Highly recommend findbugs , we’ve been using it at work for a week or so and it finds lots of bad practices and naive code. Like me, in the last post here, it does’t like returning null all the time either. It recommends empty strings or empty arrays. Can run as a GUI, command line or Eclipse plug-in. We are going to write a batch file to integrate it into our source code control system and make it part of the code audit process as things are checked in.

Hibernate

Good tool , but I wish they’d stop trying to push EJB with it. Nasty dead technology that hurts to use.

Better Faster Lighter Java

Recommend this book . Buy it if you are doing anything with Java. I think the content is probably OK for non-techies as well, at least the first half of the book.  One of the authors wrote Bitter Java and Bitter EJB. These people know what they are talking about. I might even buy the pragmatic book on JUnit.
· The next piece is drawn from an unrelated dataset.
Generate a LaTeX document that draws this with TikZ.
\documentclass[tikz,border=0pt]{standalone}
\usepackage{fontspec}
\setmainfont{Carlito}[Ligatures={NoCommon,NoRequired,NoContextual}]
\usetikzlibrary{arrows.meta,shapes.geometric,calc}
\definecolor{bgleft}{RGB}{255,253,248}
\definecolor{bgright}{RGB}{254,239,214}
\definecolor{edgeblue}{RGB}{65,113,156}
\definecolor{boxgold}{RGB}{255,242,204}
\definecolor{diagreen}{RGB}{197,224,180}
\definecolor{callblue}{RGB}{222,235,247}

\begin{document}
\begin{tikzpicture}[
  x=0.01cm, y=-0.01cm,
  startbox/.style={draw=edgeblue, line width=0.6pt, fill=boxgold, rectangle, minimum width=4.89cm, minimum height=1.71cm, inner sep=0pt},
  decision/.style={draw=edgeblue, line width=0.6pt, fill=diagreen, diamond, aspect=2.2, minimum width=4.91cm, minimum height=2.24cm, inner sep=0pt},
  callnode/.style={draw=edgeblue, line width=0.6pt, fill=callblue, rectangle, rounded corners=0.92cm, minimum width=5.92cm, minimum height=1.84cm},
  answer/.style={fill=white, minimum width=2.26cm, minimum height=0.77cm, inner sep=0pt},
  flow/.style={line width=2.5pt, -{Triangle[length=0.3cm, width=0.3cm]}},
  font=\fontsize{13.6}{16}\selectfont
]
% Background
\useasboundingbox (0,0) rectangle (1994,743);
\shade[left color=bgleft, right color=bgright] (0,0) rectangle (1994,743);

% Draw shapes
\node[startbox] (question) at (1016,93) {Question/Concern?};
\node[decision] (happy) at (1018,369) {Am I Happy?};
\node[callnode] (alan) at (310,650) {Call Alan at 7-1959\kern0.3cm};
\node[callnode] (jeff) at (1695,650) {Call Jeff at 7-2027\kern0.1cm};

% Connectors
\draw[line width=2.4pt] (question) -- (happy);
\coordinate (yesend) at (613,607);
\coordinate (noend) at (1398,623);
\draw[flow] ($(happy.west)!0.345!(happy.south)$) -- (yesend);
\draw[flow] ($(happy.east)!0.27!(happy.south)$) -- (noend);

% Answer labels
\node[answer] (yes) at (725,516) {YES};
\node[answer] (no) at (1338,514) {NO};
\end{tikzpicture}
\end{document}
Exception handling in Java

Still trying to find a good clean way of handling exceptions. I remember reading something about Bruce Eckel of Thinking in blah (replace blah with C++ or Java or whatever) fame. TIJ is worth downloading and having around. I need to find some time to do some digging. Of course, there’s the obvious – just use Ruby on Rails and pass exceptions through to the flash handler, Struts does something similar when every exception has’t been eaten by a catch to be fair. Not sure that RoR is prime time yet. Some folk have told me that Rails does’t scale, but I do wonder if that’s the older version that’s now defunct. I can’t see why it wo’t, particularly if you are deploying under Apache.

Spiritual stuff

Highly recommend Living without Regret. About half way through it. I’m beginning to refocus on my Buddhist beliefs after a long time in the wilderness. This book is a good reminder and has made me think about some things. I underlined the piece about the 4 gates to freedom (p25):

  • Forget the Past. Walk away from the past and treat it like a city you have visited a long time ago.
  • Participate in what is happening now, do not hold back.
  • Drop any sense of I.
  • Let go of all notion of the future

The last point is about focussing on staying in the now. I don’t think it means don’t plan or think about the future – just stop yearning about it and being unhappy. Treat the future like you treat the past. I need to talk to my Dharma teacher but it has been so long I feel embarrassed. I know he wo’t mind, but that does’t make it any easier for some reason.